One of the main points made following the judgment of the Court of Criminal Appeal is that there is an urgent need for sentencing guidelines for our judges in criminal cases and for sexual offences in particular. Without commenting either way on whether the approach adopted by the court was the correct one in the case, I can say that the Minister is conscious of the fact that, by and large, sentencing guidelines have not been laid down for specific crimes either by the Oireachtas or the courts themselves, an aspect being examined by the Law Reform Commission in its review of sentencing policy. The commission has already published a comprehensive discussion document on that topic and the Minister and I are anxious that its report, with its final recommendations, should be finalised as quickly as possible.
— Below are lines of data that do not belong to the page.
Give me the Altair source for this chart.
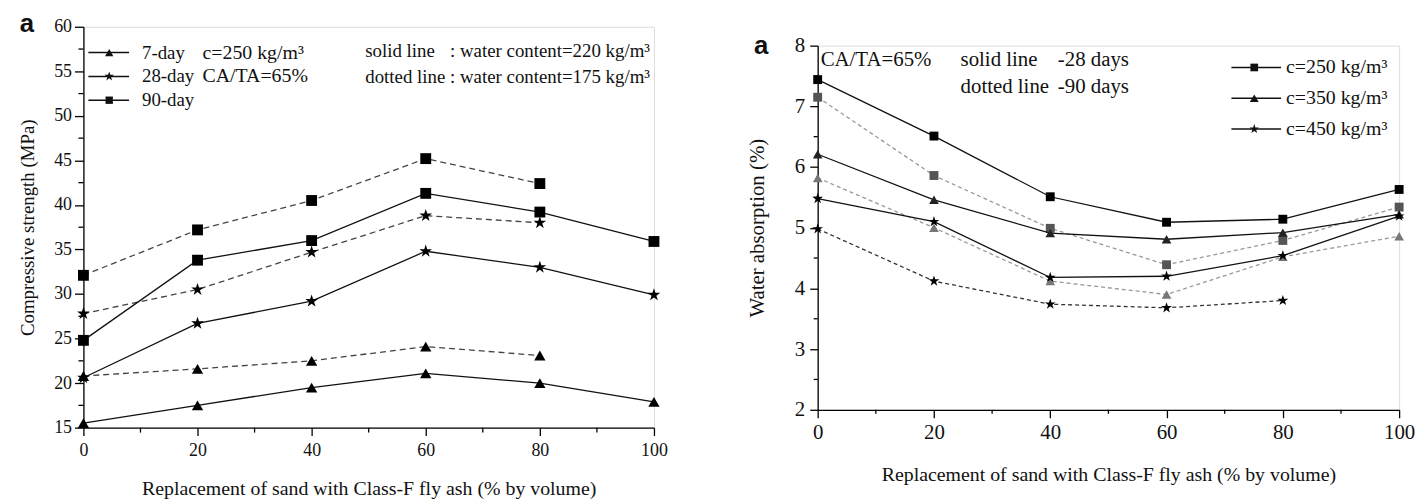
import altair as alt
import pandas as pd

SERIF = "Liberation Serif"

# ---------------- data ----------------
x_full = [0, 20, 40, 60, 80, 100]
x_part = [0, 20, 40, 60, 80]

# left panel: compressive strength (MPa)
cs_7_solid = [15.5, 17.5, 19.5, 21.1, 20.0, 17.9]
cs_7_dotted = [20.8, 21.6, 22.5, 24.1, 23.1]
cs_28_solid = [20.6, 26.7, 29.2, 34.8, 33.0, 29.9]
cs_28_dotted = [27.8, 30.5, 34.7, 38.8, 38.0]
cs_90_solid = [24.8, 33.8, 36.0, 41.3, 39.2, 35.9]
cs_90_dotted = [32.1, 37.2, 40.5, 45.2, 42.4]

# right panel: water absorption (%)
wa_250_28 = [7.44, 6.51, 5.51, 5.09, 5.14, 5.63]
wa_250_90 = [7.15, 5.86, 4.99, 4.39, 4.79, 5.34]
wa_350_28 = [6.21, 5.46, 4.91, 4.81, 4.92, 5.22]
wa_350_90 = [5.82, 5.00, 4.12, 3.90, 4.52, 4.86]
wa_450_28 = [5.48, 5.10, 4.18, 4.20, 4.54, 5.19]
wa_450_90 = [4.98, 4.12, 3.74, 3.68, 3.80]

# axis ticks
x_major = [0, 20, 40, 60, 80, 100]
x_minor = [10, 30, 50, 70, 90]
left_y_major = [15, 20, 25, 30, 35, 40, 45, 50, 55, 60]
left_y_minor = [17.5, 22.5, 27.5, 32.5, 37.5, 42.5, 47.5, 52.5, 57.5]
right_y_major = [2, 3, 4, 5, 6, 7, 8]
right_y_minor = [2.5, 3.5, 4.5, 5.5, 6.5, 7.5]

left_legend_labels = ["7-day", "28-day", "90-day"]
left_notes = ["c=250 kg/m³", "CA/TA=65%"]
left_line_keys = ["solid line", "dotted line"]
left_line_vals = [": water content=220 kg/m³", ": water content=175 kg/m³"]
right_legend_labels = ["c=250 kg/m³", "c=350 kg/m³", "c=450 kg/m³"]
right_notes = ["CA/TA=65%", "solid line", "dotted line"]
right_note_vals = ["-28 days", "-90 days"]
panel_letter = "a"

x_title = "Replacement of sand with Class-F fly ash (% by volume)"
left_y_title = "Compressive strength (MPa)"
right_y_title = "Water absorption (%)"

STAR = ("M0,-1L0.2245,-0.309L0.9511,-0.309L0.3633,0.118L0.5878,0.809L0,0.382"
        "L-0.5878,0.809L-0.3633,0.118L-0.9511,-0.309L-0.2245,-0.309Z")
SQUARE = "square"
TRI = "triangle-up"


def make_axis(title, values, tick, label_size, title_size, title_pad, label_pad):
    return alt.Axis(
        values=values, format="d", tickSize=tick,
        title=title, grid=False,
        domainColor="black", domainWidth=1.3,
        tickColor="black", tickWidth=1.3,
        labelFont=SERIF, labelFontSize=label_size, labelColor="#111",
        labelPadding=label_pad, labelFlush=False, labelOverlap=False,
        titleFont=SERIF, titleFontSize=title_size, titleFontWeight="normal",
        titleColor="#111", titlePadding=title_pad,
    )


def series(xs, ys, xenc, yenc, shape, size, line_color, point_color, dash):
    df = pd.DataFrame({"x": xs, "y": ys})
    base = alt.Chart(df)
    lkw = dict(color=line_color, strokeWidth=1.3)
    if dash:
        lkw["strokeDash"] = dash
    line = base.mark_line(**lkw).encode(x=xenc, y=yenc)
    pts = base.mark_point(filled=True, shape=shape, size=size, color=point_color,
                          opacity=1).encode(x=xenc, y=yenc)
    return [line, pts]


def minor_ticks(xvals, yvals, xenc, yenc, h, tick):
    dx = pd.DataFrame({"x": xvals})
    dy = pd.DataFrame({"y": yvals})
    tx = alt.Chart(dx).mark_rule(color="black", strokeWidth=1.3).encode(
        x=xenc, y=alt.value(h), y2=alt.value(h + tick))
    ty = alt.Chart(dy).mark_rule(color="black", strokeWidth=1.3).encode(
        y=yenc, x=alt.value(-tick), x2=alt.value(0))
    return [tx, ty]


def text_layer(txt, x, y, size=20, align="left", font=SERIF, weight="normal"):
    return alt.Chart(pd.DataFrame({"t": [txt]})).mark_text(
        align=align, baseline="middle", font=font, fontSize=size,
        fontWeight=weight, color="#111"
    ).encode(x=alt.value(x), y=alt.value(y), text="t:N")


def legend_item(shape, size, x1, x2, xm, y, color="#111"):
    d = pd.DataFrame({"k": [0]})
    rule = alt.Chart(d).mark_rule(color=color, strokeWidth=1.5).encode(
        x=alt.value(x1), x2=alt.value(x2), y=alt.value(y))
    pt = alt.Chart(d).mark_point(filled=True, shape=shape, size=size, color=color,
                                 opacity=1).encode(x=alt.value(xm), y=alt.value(y))
    return [rule, pt]


# ---------------- left panel ----------------
LW, LH = 575, 404
lxs = alt.Scale(domain=[0, 100], nice=False)
lys = alt.Scale(domain=[15, 60], nice=False, zero=False)
lx = alt.X("x:Q", scale=lxs, axis=make_axis(x_title, x_major, 8, 18, 20, 19, 6))
ly = alt.Y("y:Q", scale=lys,
           axis=make_axis(left_y_title, left_y_major, 9, 18, 19, 16, 3))

DASH_L = [6, 4]
left_layers = []
left_layers += series(x_full, cs_7_solid, lx, ly, TRI, 130, "#111", "#000", None)
left_layers += series(x_part, cs_7_dotted, lx, ly, TRI, 130, "#444", "#000", DASH_L)
left_layers += series(x_full, cs_28_solid, lx, ly, STAR, 180, "#111", "#000", None)
left_layers += series(x_part, cs_28_dotted, lx, ly, STAR, 180, "#444", "#000", DASH_L)
left_layers += series(x_full, cs_90_solid, lx, ly, SQUARE, 120, "#111", "#000", None)
left_layers += series(x_part, cs_90_dotted, lx, ly, SQUARE, 120, "#444", "#000", DASH_L)
left_layers += minor_ticks(x_minor, left_y_minor, lx, ly, LH, 5)

for i, (lab, shp, sz) in enumerate(zip(left_legend_labels, [TRI, STAR, SQUARE],
                                       [70, 100, 55])):
    yy = 26 + 24 * i
    left_layers += legend_item(shp, sz, 5, 46, 26, yy)
    left_layers.append(text_layer(lab, 59, yy, size=19))
for i, t in enumerate(left_notes):
    left_layers.append(text_layer(t, 120, 26 + 24 * i))
for i, (k, v) in enumerate(zip(left_line_keys, left_line_vals)):
    left_layers.append(text_layer(k, 284, 24 + 27 * i, size=19))
    left_layers.append(text_layer(v, 571, 24 + 27 * i, size=19, align="right"))
left_layers.append(text_layer(panel_letter, -57, -3, size=26, font="Liberation Sans",
                              weight="bold", align="center"))

left = alt.layer(*left_layers).properties(width=LW, height=LH)

# ---------------- right panel ----------------
RW, RH = 586, 367
rxs = alt.Scale(domain=[0, 100], nice=False)
rys = alt.Scale(domain=[2, 8], nice=False, zero=False)
rx = alt.X("x:Q", scale=rxs, axis=make_axis(x_title, x_major, 8, 21, 20, 22, 4))
ry = alt.Y("y:Q", scale=rys,
           axis=make_axis(right_y_title, right_y_major, 8, 21, 21, 27, 5))

DASH_R = [4, 3]
right_layers = []
right_layers += series(x_full, wa_250_28, rx, ry, SQUARE, 80, "#111", "#000", None)
right_layers += series(x_full, wa_250_90, rx, ry, SQUARE, 80, "#999", "#555", DASH_R)
right_layers += series(x_full, wa_350_28, rx, ry, TRI, 95, "#111", "#222", None)
right_layers += series(x_full, wa_350_90, rx, ry, TRI, 95, "#999", "#777", DASH_R)
right_layers += series(x_full, wa_450_28, rx, ry, STAR, 130, "#111", "#000", None)
right_layers += series(x_part, wa_450_90, rx, ry, STAR, 130, "#333", "#000", DASH_R)
right_layers += minor_ticks(x_minor, right_y_minor, rx, ry, RH, 4)

for i, (lab, shp, sz) in enumerate(zip(right_legend_labels, [SQUARE, TRI, STAR],
                                       [60, 80, 100])):
    yy = 22 + 31 * i
    right_layers += legend_item(shp, sz, 417, 467, 440, yy)
    right_layers.append(text_layer(lab, 472, yy, size=20))
right_layers.append(text_layer(right_notes[0], 3, 15, size=21))
for i in range(2):
    right_layers.append(text_layer(right_notes[1 + i], 144, 15 + 27 * i, size=21))
    right_layers.append(text_layer(right_note_vals[i], 242, 15 + 27 * i, size=21))
right_layers.append(text_layer(panel_letter, -57, 0, size=26, font="Liberation Sans",
                               weight="bold", align="center"))

right = alt.layer(*right_layers).properties(width=RW, height=RH)

spacer = alt.Chart(pd.DataFrame({"v": [0]})).mark_point(opacity=0, size=1).encode(
    x=alt.value(0), y=alt.value(0)
).properties(width=RW, height=19, view=alt.ViewBackground(stroke="transparent"))

right_col = alt.vconcat(spacer, right, spacing=0, bounds="flush")

chart = alt.hconcat(left, right_col, spacing=165, bounds="flush").properties(
    padding={"left": 10, "top": 0, "right": 0, "bottom": 0}
).configure_view(stroke="black", strokeWidth=1.3).configure(background="white")

chart.save("out.html", embed_options={"renderer": "svg", "actions": False})
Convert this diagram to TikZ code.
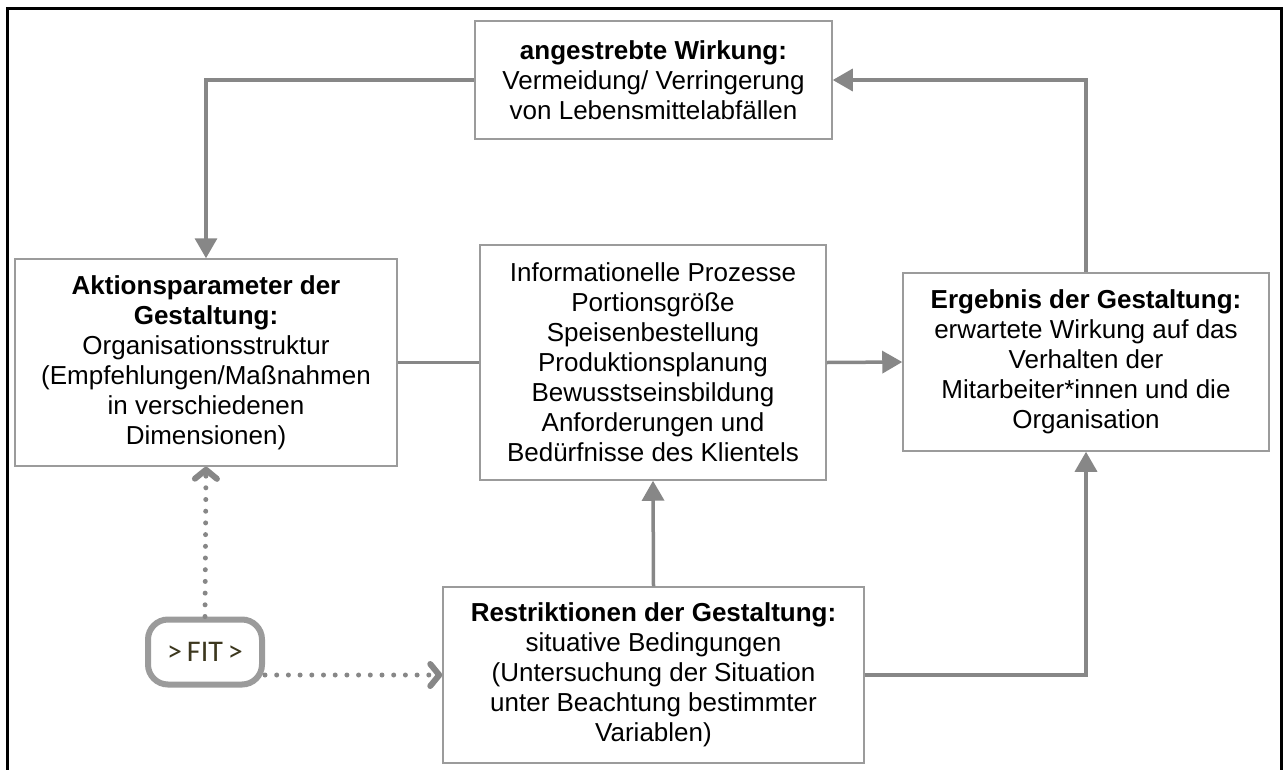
\documentclass[tikz,border=0pt]{standalone}
\usepackage{fontspec}
\setmainfont{Liberation Sans}
\newfontfamily\fitfont{Carlito}
\usetikzlibrary{arrows.meta}
\definecolor{pfeilgrau}{RGB}{135,135,135}
\definecolor{rahmengrau}{RGB}{155,155,155}
\definecolor{fitgrau}{RGB}{155,155,155}
\definecolor{fittext}{RGB}{60,55,30}

\begin{document}
\begin{tikzpicture}[x=1pt,y=-1pt,
    kasten/.style={draw=rahmengrau, line width=1.5pt, fill=white, align=center,
      inner sep=0pt, font=\fontsize{26}{30}\selectfont},
    fitkasten/.style={draw=fitgrau, line width=6pt, rounded corners=20pt, fill=white,
      minimum width=114pt, minimum height=65pt, inner sep=0pt,
      font=\fitfont\fontsize{30}{32}\selectfont, text=fittext},
    pfeil/.style={draw=pfeilgrau, line width=3.5pt, -{Triangle[length=20pt,width=22pt]}},
    linie/.style={draw=pfeilgrau, line width=3.5pt},
    punktpfeil/.style={draw=pfeilgrau, line width=5pt, line cap=round,
      dash pattern=on 0pt off 11.7pt,
      -{Straight Barb[round,length=9pt,width=22pt,line width=6pt]}}]
    % --- 1. Seitenformat und Rahmen ---
    \useasboundingbox (0,0) rectangle (1288,769);
    \draw[line width=3pt] (7,800) -- (7,8) -- (1281,8) -- (1281,800);

    % --- 2. Kasten der Gestaltung (Mittelpunkte) ---
    \node[kasten, minimum width=357pt, minimum height=118pt] (ziel) at (653.5,80)
      {\textbf{angestrebte Wirkung:}\\ Vermeidung/ Verringerung\\ von Lebensmittelabfällen};
    \node[kasten, minimum width=382pt, minimum height=207pt] (aktion) at (206,362.5)
      {\textbf{Aktionsparameter der}\\ \textbf{Gestaltung:}\\ Organisationsstruktur\\
       (Empfehlungen/Maßnahmen\\ in verschiedenen\\ Dimensionen)};
    \node[kasten, minimum width=346pt, minimum height=235pt] (prozess) at (653,362.5)
      {Informationelle Prozesse\\ Portionsgröße\\ Speisenbestellung\\ Produktionsplanung\\
       Bewusstseinsbildung\\ Anforderungen und\\ Bedürfnisse des Klientels};
    \node[kasten, minimum width=366pt, minimum height=178pt] (ergebnis) at (1086,362)
      {\textbf{Ergebnis der Gestaltung:}\\ erwartete Wirkung auf das\\ Verhalten der\\
       Mitarbeiter*innen und die\\ Organisation};
    \node[kasten, minimum width=421pt, minimum height=176pt] (restr) at (653.5,675)
      {\textbf{Restriktionen der Gestaltung:}\\ situative Bedingungen\\
       (Untersuchung der Situation\\ unter Beachtung bestimmter\\ Variablen)};
    \node[fitkasten] (fit) at (205,652) {>\,FIT\,>};

    % --- 3. Verbindungen ---
    \draw[pfeil] (ziel.west) -| (aktion.north);
    \draw[linie] (aktion.east) -- (prozess.west);
    \draw[pfeil] (prozess.east) -- (ergebnis.west);
    \draw[pfeil] (ergebnis.north) |- (ziel.east);
    \draw[pfeil] (restr.north) -- (prozess.south);
    \draw[pfeil] (restr.east) -| (ergebnis.south);

    % --- 4. FIT: gepunktete Pfeile ---
    \draw[punktpfeil] (fit.north) -- (aktion.south);
    \draw[punktpfeil] (fit.east |- restr.west) -- (restr.west);
\end{tikzpicture}
\end{document}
Towards that end the Minister has written to the Attorney General asking him to approach the commission in relation to the publication of its report on sentencing. As soon as the commission's recommendations are available they will receive urgent attention.

It is interesting to note that the women's groups who attended the meeting with myself and the Minister stated explicitly that they do not favour minimum or mandatory sentences, a view with which I concur.

The Deputies can be assured that the matter she has raised is and will continue to receive our full attention.

Deputy Molloy was selected to raise a matter on the Adjournment. I understand he is unavoidably absent and wishes to extend his apologies to the House, the Minister and the Department concerned.